Basically, I am debating whether or not to stop going to my weekly writing workshop. I like the social aspect of it, but good god is it sometimes just miserable going there.

• Full of SJW/Liberal/Progressive types. I literally got a critique how I needed to make my character a gay black dude to meet a diversity quota, and I laughed in her face.
• I am a board member. Our leader is fucking spineless when drama goes down.
• The vice president is a mid-life crisis, pretentious vegan faggot going through a Buddhist phase while he writes the next YA novel.
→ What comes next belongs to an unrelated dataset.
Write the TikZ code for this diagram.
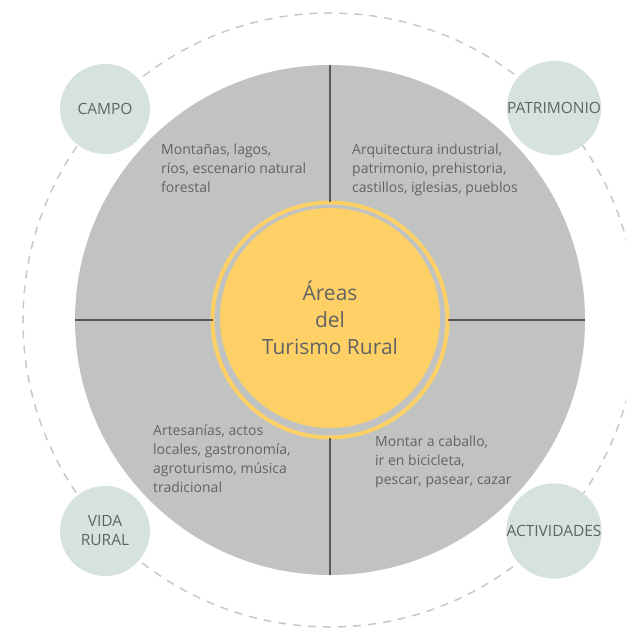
\documentclass[tikz,border=0pt]{standalone}
\usepackage{fontspec}
\setmainfont{Open Sans}
\usepackage{xcolor}
\usetikzlibrary{positioning}

\definecolor{discgray}{HTML}{C0C3C2}
\definecolor{satgreen}{HTML}{D6E2DD}
\definecolor{coreyellow}{HTML}{FFD066}
\definecolor{txtgray}{HTML}{616463}
\definecolor{dashgray}{HTML}{C6C9C8}
\definecolor{divgray}{HTML}{555857}

\tikzset{
  satellite/.style={circle, fill=satgreen, minimum size=90pt, inner sep=0pt,
    text=txtgray, font=\fontsize{15.5}{19}\selectfont, align=center},
  quadtext/.style={anchor=north west, inner sep=0pt, text=txtgray,
    font=\fontsize{14}{19}\selectfont, align=left},
}

\begin{document}
\begin{tikzpicture}[x=1pt, y=-1pt]
            \useasboundingbox (0,0) rectangle (626,628);

            % Draw the dashed orbit
            \begin{scope}
              \clip (0,0) rectangle (626,628);
              \draw[dashgray, line width=1.5pt, dash pattern=on 8pt off 7pt] (330,320) circle (307pt);
            \end{scope}

            % Draw the grey disc and its dividers
            \node (disc) at (330,320) [circle, fill=discgray, minimum size=510pt, inner sep=0pt] {};
            \node (ring) at (330,320) [circle, draw=coreyellow, line width=4pt, fill=discgray, minimum size=235pt, inner sep=0pt, outer sep=0pt] {};
            \draw[divgray, line width=2pt] (disc.north) -- (ring.north);
            \draw[divgray, line width=2pt] (disc.south) -- (ring.south);
            \draw[divgray, line width=2pt] (disc.west) -- (ring.west);
            \draw[divgray, line width=2pt] (disc.east) -- (ring.east);

            % Draw the yellow core
            \node (core) at (330,318) [circle, fill=coreyellow, minimum size=220pt, inner sep=0pt,
              text=txtgray, font=\fontsize{21}{27}\selectfont, align=center] {Áreas\\del\\Turismo Rural};

            % Draw the texts of the quadrants
            \node (natural) at (161,144) [quadtext] {Montañas, lagos,\\ríos, escenario natural\\forestal};
            \node (heritage) at (352,144) [quadtext] {Arquitectura industrial,\\patrimonio, prehistoria,\\castillos, iglesias, pueblos};
            \node (rurallife) at (153,425) [quadtext] {Artesanías, actos\\locales, gastronomía,\\agroturismo, música\\tradicional};
            \node (activities) at (375,436) [quadtext] {Montar a caballo,\\ir en bicicleta,\\pescar, pasear, cazar};

            % Draw the satellites on the orbit
            \node (campo) at (105,109) [satellite] {CAMPO};
            \node (patrimonio) at (554,108) [satellite] {PATRIMONIO};
            \node (vida) at (105,531) [satellite] {VIDA\\RURAL};
            \node (actividades) at (554,531) [satellite] {ACTIVIDADES};

        \end{tikzpicture}
\end{document}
Mostly I am unable to get the critique I need. My work is 300K words at this point, and contains extensive worldbuilding necessary to understand the universe and these retards are literally unable to get past the fact that certain things that are patently obvious to friends outside of the group (e.g., that a certain acronym is money based on the fact people are haggling over a firearm's price), so they bitch and moan for the minute and a half each person talks before they repeat the same thing five or six times because most of the people cannot think for themselves. I am willing to admit that I am the conceited one and that I need to apply their critiques, and I have, but honestly, I think I can do better than this from the things places like 4chan and its recommended reads and seminars/YouTube lectures and such, could provide? Does anybody have experience with this, or is this how most writer's workshops are? I don't really find myself enjoying the idea driving halfway across town to sit in an old church for three hours for twenty minutes of read and ten minutes critique time in small groups. Even the virtual option is not particularly fun.

The only benefit I see at this point is that If I do stay, I can get connections to the publishing industry. The leader of the group knows many agents and will put in a good word, and others have stated they would as well, but I am very far from that. Maybe I just bring them simpler works?